“An urgent maintenance agreement and a comprehensive evaluation of the Safer oil tanker was signed with the United Nations in order to avoid an environmental catastrophe,” the television quoted a statement from the group’s head of the revolutionary committee, Mohammed Ali al-Houthi, as saying.
On Tuesday, the United Nations said it has been given the go-ahead from the Yemeni Houthi group to inspect and make emergency repairs on the rusting oil tanker.
“I think if everything comes together, we would expect the mission staff and the equipment to arrive on-site by late January or early February,” Stephane Dujarric, spokesman for UN Secretary-General Antonio Guterres told reporters on Tuesday at a regular briefing.
Planning and deployment preparations of the expert UN mission include procurement of necessary equipment, entry permits for all staff, agreement of a work-order system onboard and logistical planning, said Dujarric.

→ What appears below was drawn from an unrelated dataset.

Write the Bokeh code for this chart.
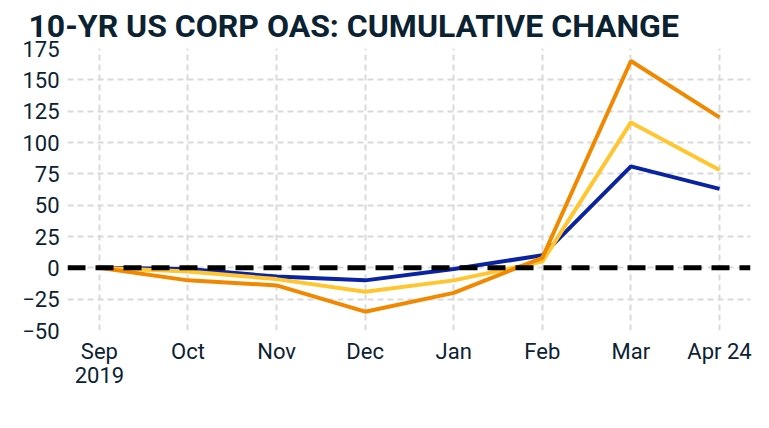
from bokeh.plotting import figure
from bokeh.models import Range1d, FixedTicker, Span, Legend, LegendItem, LinearAxis
from bokeh.embed import file_html
from bokeh.resources import INLINE

months = ["Sep", "Oct", "Nov", "Dec", "Jan", "Feb", "Mar", "Apr 24"]
years = {0: "2019"}
aa = [0, -1, -7, -10, -1, 10, 81, 63]
a_ = [0, -3, -9, -19, -10, 5, 116, 78]
bbb = [0, -10, -14, -35, -20, 8, 165, 120]
y_ticks = [-50, -25, 0, 25, 50, 75, 100, 125, 150, 175]

TEXT = "#0b2233"
FONT = "Roboto"

x = list(range(len(months)))

p = figure(frame_width=683, frame_height=282, output_backend="svg", toolbar_location=None,
           x_range=Range1d(-0.36, 7.35), y_range=Range1d(-50, 175),
           min_border_left=67, min_border_right=3, min_border_top=0, min_border_bottom=0)

p.title.text = "10-YR US CORP OAS: CUMULATIVE CHANGE"
p.title.text_font = FONT
p.title.text_font_size = "32px"
p.title.text_font_style = "bold"
p.title.text_color = TEXT
p.title.offset = -39
p.title.standoff = 8


def style_axis(ax):
    ax.axis_line_color = None
    ax.major_tick_line_color = None
    ax.minor_tick_line_color = None
    ax.major_tick_out = 0
    ax.major_tick_in = 0
    ax.minor_tick_out = 0
    ax.minor_tick_in = 0
    ax.axis_label_standoff = 0
    ax.major_label_text_font = FONT
    ax.major_label_text_font_size = "22px"
    ax.major_label_text_color = TEXT


p.outline_line_color = None
xax = p.xaxis[0]
yax = p.yaxis[0]
style_axis(xax)
style_axis(yax)

xax.ticker = FixedTicker(ticks=x)
xax.major_label_overrides = {i: m for i, m in enumerate(months)}
xax.major_label_standoff = 8
yax.ticker = FixedTicker(ticks=y_ticks)
yax.major_label_standoff = 8

yr_ax = LinearAxis(ticker=FixedTicker(ticks=list(years.keys())),
                   major_label_overrides=years)
style_axis(yr_ax)
yr_ax.major_label_standoff = 0
p.add_layout(yr_ax, "below")

for g in (p.xgrid, p.ygrid):
    g.grid_line_color = "#d9d9d9"
    g.grid_line_dash = "6 4"
    g.grid_line_width = 2

r_aa = p.line(x, aa, line_color="#0a23a0", line_width=4)
r_a = p.line(x, a_, line_color="#ffc62f", line_width=4)
r_bbb = p.line(x, bbb, line_color="#f08800", line_width=4)

p.add_layout(Span(location=0, dimension="width", line_color="black",
                  line_width=5, line_dash="18 10"))

legend = Legend(items=[LegendItem(label="AA", renderers=[r_aa]),
                       LegendItem(label="A", renderers=[r_a]),
                       LegendItem(label="BBB", renderers=[r_bbb])],
                orientation="horizontal", location="top_center",
                label_text_font=FONT, label_text_font_size="22px",
                label_text_color=TEXT, glyph_width=35, label_standoff=8,
                spacing=31, border_line_color=None, background_fill_alpha=0,
                margin=0, padding=5)
p.add_layout(legend, "below")

open("out.html", "w").write(file_html(p, INLINE))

The United Nations has been saying for months that the floating oil storage vessel was in imminent danger of leaking some or all of the more than 1 million barrels of oil on board.
The Safer oil tanker has been moored at Ras Isa, a port north of the city of Hodeidah, since 1988, where it had been receiving, storing and exporting crude oil flowing from the Marib oil fields in Yemen.
Due to the ongoing conflict in Yemen, all production and export operations related to Safer oil tanker have been suspended, but an estimated over 1 million barrels of oil remain onboard.
It has not been inspected or maintained since 2015.